START

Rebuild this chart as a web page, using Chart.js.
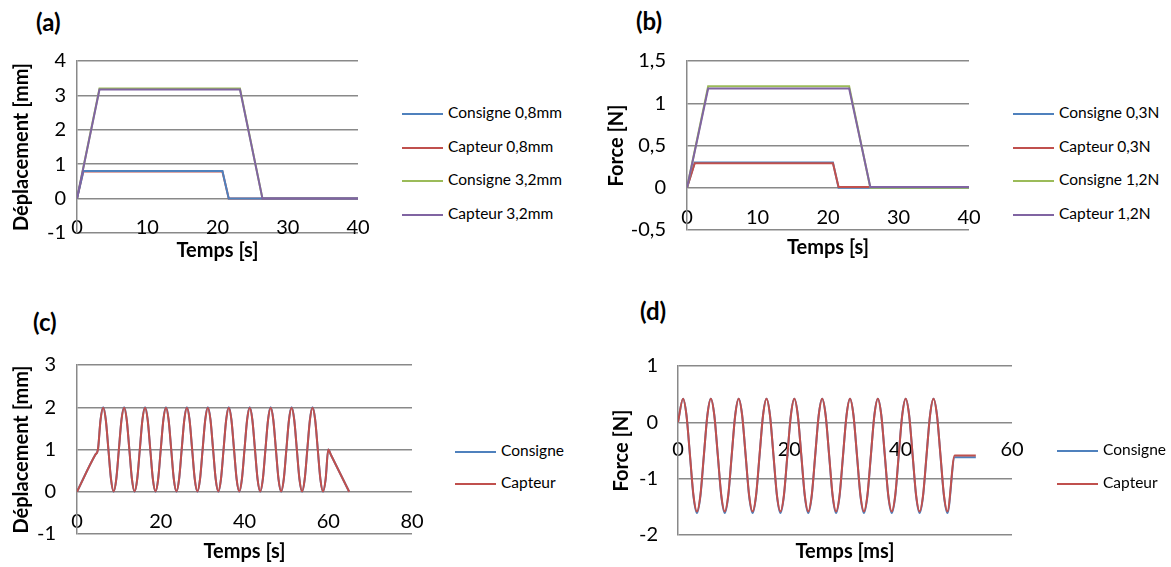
<!DOCTYPE html>
<html>
<head>
<meta charset="utf-8">
<script src="https://cdn.jsdelivr.net/npm/chart.js@4.4.1/dist/chart.umd.min.js"></script>
<style>
  html, body { margin: 0; padding: 0; background: #fff; overflow: hidden; }
  body { position: relative; width: 1171px; height: 567px; font-family: Lato, sans-serif; }
  canvas { position: absolute; }
  .tag { position: absolute; font: bold 24px Lato, sans-serif; line-height: 28px; color: #000; }
  .key { position: absolute; height: 20px; line-height: 20px; margin-top: -10px; font: 15.5px Lato, sans-serif; color: #000; white-space: nowrap; }
  .key span { display: inline-block; width: 41px; height: 2px; vertical-align: middle; margin-right: 5px; }
</style>
</head>
<body>
<div class="tag" style="left:36px;top:8px">(a)</div>
<div class="tag" style="left:636px;top:7px">(b)</div>
<div class="tag" style="left:33px;top:308px">(c)</div>
<div class="tag" style="left:640px;top:297px">(d)</div>

<canvas id="chartA" width="380" height="263" style="left:0;top:0"></canvas>
<canvas id="chartB" width="420" height="263" style="left:580px;top:0"></canvas>
<canvas id="chartC" width="440" height="284" style="left:0;top:283px"></canvas>
<canvas id="chartD" width="532" height="284" style="left:580px;top:283px"></canvas>

<script>
// (a) displacement steps
const timeA08 = [0, 0.9, 20.7, 21.6, 40];
const consigneA08 = [0, 0.8, 0.8, 0, 0];
const capteurA08 = [0, 0.79, 0.79, 0, 0];
const timeA32 = [0, 3.2, 23.2, 26.4, 40];
const consigneA32 = [0, 3.2, 3.2, 0, 0];
const capteurA32 = [0, 3.17, 3.17, 0, 0];

// (b) force steps
const timeB03 = [0, 1.1, 20.7, 21.5, 40];
const consigneB03 = [0, 0.3, 0.3, 0, 0];
const capteurB03 = [0, 0.29, 0.29, 0.01, 0.01];
const timeB12 = [0, 3.0, 23.0, 26.0, 40];
const consigneB12 = [0, 1.2, 1.2, 0, 0];
const capteurB12 = [0, 1.175, 1.175, 0.01, 0.01];

// (c) cyclic displacement
const timeC = [0, 4.375,
  5, 5.625, 6.25, 6.875, 7.5, 8.125, 8.75, 9.375,
  10, 10.625, 11.25, 11.875, 12.5, 13.125, 13.75, 14.375,
  15, 15.625, 16.25, 16.875, 17.5, 18.125, 18.75, 19.375,
  20, 20.625, 21.25, 21.875, 22.5, 23.125, 23.75, 24.375,
  25, 25.625, 26.25, 26.875, 27.5, 28.125, 28.75, 29.375,
  30, 30.625, 31.25, 31.875, 32.5, 33.125, 33.75, 34.375,
  35, 35.625, 36.25, 36.875, 37.5, 38.125, 38.75, 39.375,
  40, 40.625, 41.25, 41.875, 42.5, 43.125, 43.75, 44.375,
  45, 45.625, 46.25, 46.875, 47.5, 48.125, 48.75, 49.375,
  50, 50.625, 51.25, 51.875, 52.5, 53.125, 53.75, 54.375,
  55, 55.625, 56.25, 56.875, 57.5, 58.125, 58.75, 59.375,
  60, 60.625, 65];
const consigneC = [0, 0.875,
  1, 1.71, 2, 1.71, 1, 0.29, 0, 0.29,
  1, 1.71, 2, 1.71, 1, 0.29, 0, 0.29,
  1, 1.71, 2, 1.71, 1, 0.29, 0, 0.29,
  1, 1.71, 2, 1.71, 1, 0.29, 0, 0.29,
  1, 1.71, 2, 1.71, 1, 0.29, 0, 0.29,
  1, 1.71, 2, 1.71, 1, 0.29, 0, 0.29,
  1, 1.71, 2, 1.71, 1, 0.29, 0, 0.29,
  1, 1.71, 2, 1.71, 1, 0.29, 0, 0.29,
  1, 1.71, 2, 1.71, 1, 0.29, 0, 0.29,
  1, 1.71, 2, 1.71, 1, 0.29, 0, 0.29,
  1, 1.71, 2, 1.71, 1, 0.29, 0, 0.29,
  1, 0.875, 0];
const capteurC = [0, 0.875,
  1, 1.7, 1.99, 1.7, 1, 0.3, 0.01, 0.3,
  1, 1.7, 1.99, 1.7, 1, 0.3, 0.01, 0.3,
  1, 1.7, 1.99, 1.7, 1, 0.3, 0.01, 0.3,
  1, 1.7, 1.99, 1.7, 1, 0.3, 0.01, 0.3,
  1, 1.7, 1.99, 1.7, 1, 0.3, 0.01, 0.3,
  1, 1.7, 1.99, 1.7, 1, 0.3, 0.01, 0.3,
  1, 1.7, 1.99, 1.7, 1, 0.3, 0.01, 0.3,
  1, 1.7, 1.99, 1.7, 1, 0.3, 0.01, 0.3,
  1, 1.7, 1.99, 1.7, 1, 0.3, 0.01, 0.3,
  1, 1.7, 1.99, 1.7, 1, 0.3, 0.01, 0.3,
  1, 1.7, 1.99, 1.7, 1, 0.3, 0.01, 0.3,
  1, 0.875, 0];

// (d) cyclic force
const timeD = [0,
  0.9, 1.525, 2.15, 2.775, 3.4, 4.025, 4.65, 5.275,
  5.9, 6.525, 7.15, 7.775, 8.4, 9.025, 9.65, 10.275,
  10.9, 11.525, 12.15, 12.775, 13.4, 14.025, 14.65, 15.275,
  15.9, 16.525, 17.15, 17.775, 18.4, 19.025, 19.65, 20.275,
  20.9, 21.525, 22.15, 22.775, 23.4, 24.025, 24.65, 25.275,
  25.9, 26.525, 27.15, 27.775, 28.4, 29.025, 29.65, 30.275,
  30.9, 31.525, 32.15, 32.775, 33.4, 34.025, 34.65, 35.275,
  35.9, 36.525, 37.15, 37.775, 38.4, 39.025, 39.65, 40.275,
  40.9, 41.525, 42.15, 42.775, 43.4, 44.025, 44.65, 45.275,
  45.9, 46.525, 47.15, 47.775, 48.4,
  49.7, 53.5];
const consigneD = [0,
  0.42, 0.13, -0.59, -1.31, -1.61, -1.31, -0.59, 0.13,
  0.42, 0.13, -0.59, -1.31, -1.61, -1.31, -0.59, 0.13,
  0.42, 0.13, -0.59, -1.31, -1.61, -1.31, -0.59, 0.13,
  0.42, 0.13, -0.59, -1.31, -1.61, -1.31, -0.59, 0.13,
  0.42, 0.13, -0.59, -1.31, -1.61, -1.31, -0.59, 0.13,
  0.42, 0.13, -0.59, -1.31, -1.61, -1.31, -0.59, 0.13,
  0.42, 0.13, -0.59, -1.31, -1.61, -1.31, -0.59, 0.13,
  0.42, 0.13, -0.59, -1.31, -1.61, -1.31, -0.59, 0.13,
  0.42, 0.13, -0.59, -1.31, -1.61, -1.31, -0.59, 0.13,
  0.42, 0.13, -0.59, -1.31, -1.61,
  -0.62, -0.62];
const capteurD = [0,
  0.42, 0.12, -0.58, -1.29, -1.58, -1.29, -0.58, 0.12,
  0.42, 0.12, -0.58, -1.29, -1.58, -1.29, -0.58, 0.12,
  0.42, 0.12, -0.58, -1.29, -1.58, -1.29, -0.58, 0.12,
  0.42, 0.12, -0.58, -1.29, -1.58, -1.29, -0.58, 0.12,
  0.42, 0.12, -0.58, -1.29, -1.58, -1.29, -0.58, 0.12,
  0.42, 0.12, -0.58, -1.29, -1.58, -1.29, -0.58, 0.12,
  0.42, 0.12, -0.58, -1.29, -1.58, -1.29, -0.58, 0.12,
  0.42, 0.12, -0.58, -1.29, -1.58, -1.29, -0.58, 0.12,
  0.42, 0.12, -0.58, -1.29, -1.58, -1.29, -0.58, 0.12,
  0.42, 0.12, -0.58, -1.29, -1.58,
  -0.59, -0.59];

const blue = '#4F81BD', red = '#C0504D', green = '#9BBB59', purple = '#8064A2';
const gridGray = '#898989';

Chart.defaults.font.family = 'Lato';
Chart.defaults.color = '#000';

const pts = (xs, ys) => xs.map((x, i) => ({x: x, y: ys[i]}));
const comma = v => String(v).replace('.', ',');

function series(label, color, xs, ys, order, smooth) {
  return {
    label: label, data: pts(xs, ys), order: order,
    borderColor: color, backgroundColor: color, borderWidth: 2,
    showLine: true, pointRadius: 0,
    cubicInterpolationMode: smooth ? 'monotone' : 'default'
  };
}

function panel(id, p) {
  const chart = new Chart(document.getElementById(id), {
    type: 'scatter',
    data: { datasets: p.datasets },
    options: {
      responsive: false,
      animation: false,
      layout: { padding: p.padding },
      plugins: { legend: { display: false }, tooltip: { enabled: false } },
      scales: {
        x: {
          type: 'linear', min: p.x[0], max: p.x[1],
          grid: { display: false },
          border: { display: false },
          // mirrored so the labels can sit up inside the plot, next to the zero line
          ticks: { stepSize: p.x[2], mirror: true, padding: p.xTickPad, maxRotation: 0, font: { size: 20 }, callback: comma },
          title: { display: true, text: p.xTitle, font: { size: 20, weight: 'bold' }, padding: 0 },
          afterFit: s => { s.height = p.xHeight; }
        },
        y: {
          type: 'linear', min: p.y[0], max: p.y[1],
          grid: { color: gridGray, lineWidth: 1.5, drawTicks: false },
          border: { color: gridGray, width: 1.5 },
          ticks: { stepSize: p.y[2], padding: p.yTickPad, font: { size: 20 }, callback: comma },
          title: { display: true, text: p.yTitle, font: { size: 20, weight: 'bold' }, padding: 0 },
          afterFit: s => { s.width = p.yWidth; }
        }
      }
    }
  });

  // legend drawn as html, next to the plot
  chart.data.datasets.forEach((ds, i) => {
    const key = document.createElement('div');
    key.className = 'key';
    key.style.left = p.key[0] + 'px';
    key.style.top = (p.key[1] + i * p.key[2]) + 'px';
    key.innerHTML = '<span style="background:' + ds.borderColor + '"></span>' + ds.label;
    document.body.appendChild(key);
  });
  return chart;
}

panel('chartA', {
  datasets: [
    series('Consigne 0,8mm', blue, timeA08, consigneA08, 1),
    series('Capteur 0,8mm', red, timeA08, capteurA08, 2),
    series('Consigne 3,2mm', green, timeA32, consigneA32, 3),
    series('Capteur 3,2mm', purple, timeA32, capteurA32, 0)
  ],
  x: [0, 40, 10], y: [-1, 4, 1],
  xTitle: 'Temps [s]', yTitle: 'Déplacement [mm]',
  padding: { left: 10, right: 22, top: 61, bottom: 0 },
  yWidth: 67, xHeight: 30, xTickPad: -7, yTickPad: 11,
  key: [402, 113, 33.5]
});

panel('chartB', {
  datasets: [
    series('Consigne 0,3N', blue, timeB03, consigneB03, 3),
    series('Capteur 0,3N', red, timeB03, capteurB03, 2),
    series('Consigne 1,2N', green, timeB12, consigneB12, 1),
    series('Capteur 1,2N', purple, timeB12, capteurB12, 0)
  ],
  x: [0, 40, 10], y: [-0.5, 1.5, 0.5],
  xTitle: 'Temps [s]', yTitle: 'Force [N]',
  padding: { left: 25, right: 31, top: 61, bottom: 0 },
  yWidth: 82, xHeight: 30, xTickPad: 0, yTickPad: 21,
  key: [1013, 113, 33.7]
});

panel('chartC', {
  datasets: [
    series('Consigne', blue, timeC, consigneC, 1, true),
    series('Capteur', red, timeC, capteurC, 0, true)
  ],
  x: [0, 80, 20], y: [-1, 3, 1],
  xTitle: 'Temps [s]', yTitle: 'Déplacement [mm]',
  padding: { left: 10, right: 28, top: 82, bottom: 0 },
  yWidth: 67, xHeight: 30, xTickPad: 0, yTickPad: 21,
  key: [455, 451, 32]
});

panel('chartD', {
  datasets: [
    series('Consigne', blue, timeD, consigneD, 1, true),
    series('Capteur', red, timeD, capteurD, 0, true)
  ],
  x: [0, 60, 20], y: [-2, 1, 1],
  xTitle: 'Temps [ms]', yTitle: 'Force [N]',
  padding: { left: 30, right: 100, top: 83, bottom: 0 },
  yWidth: 68, xHeight: 29, xTickPad: 73, yTickPad: 20,
  key: [1057, 450, 33]
});
</script>
</body>
</html>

END

• Do this
The lines from the top of the data above through the one holding "const capteurA32 = [0, 3.17, 3.17, 0, 0];" are to be repeated exactly, and only those, with no pictures.

• Output of the task
Rebuild this chart as a web page, using Chart.js.
<!DOCTYPE html>
<html>
<head>
<meta charset="utf-8">
<script src="https://cdn.jsdelivr.net/npm/chart.js@4.4.1/dist/chart.umd.min.js"></script>
<style>
  html, body { margin: 0; padding: 0; background: #fff; overflow: hidden; }
  body { position: relative; width: 1171px; height: 567px; font-family: Lato, sans-serif; }
  canvas { position: absolute; }
  .tag { position: absolute; font: bold 24px Lato, sans-serif; line-height: 28px; color: #000; }
  .key { position: absolute; height: 20px; line-height: 20px; margin-top: -10px; font: 15.5px Lato, sans-serif; color: #000; white-space: nowrap; }
  .key span { display: inline-block; width: 41px; height: 2px; vertical-align: middle; margin-right: 5px; }
</style>
</head>
<body>
<div class="tag" style="left:36px;top:8px">(a)</div>
<div class="tag" style="left:636px;top:7px">(b)</div>
<div class="tag" style="left:33px;top:308px">(c)</div>
<div class="tag" style="left:640px;top:297px">(d)</div>

<canvas id="chartA" width="380" height="263" style="left:0;top:0"></canvas>
<canvas id="chartB" width="420" height="263" style="left:580px;top:0"></canvas>
<canvas id="chartC" width="440" height="284" style="left:0;top:283px"></canvas>
<canvas id="chartD" width="532" height="284" style="left:580px;top:283px"></canvas>

<script>
// (a) displacement steps
const timeA08 = [0, 0.9, 20.7, 21.6, 40];
const consigneA08 = [0, 0.8, 0.8, 0, 0];
const capteurA08 = [0, 0.79, 0.79, 0, 0];
const timeA32 = [0, 3.2, 23.2, 26.4, 40];
const consigneA32 = [0, 3.2, 3.2, 0, 0];
const capteurA32 = [0, 3.17, 3.17, 0, 0];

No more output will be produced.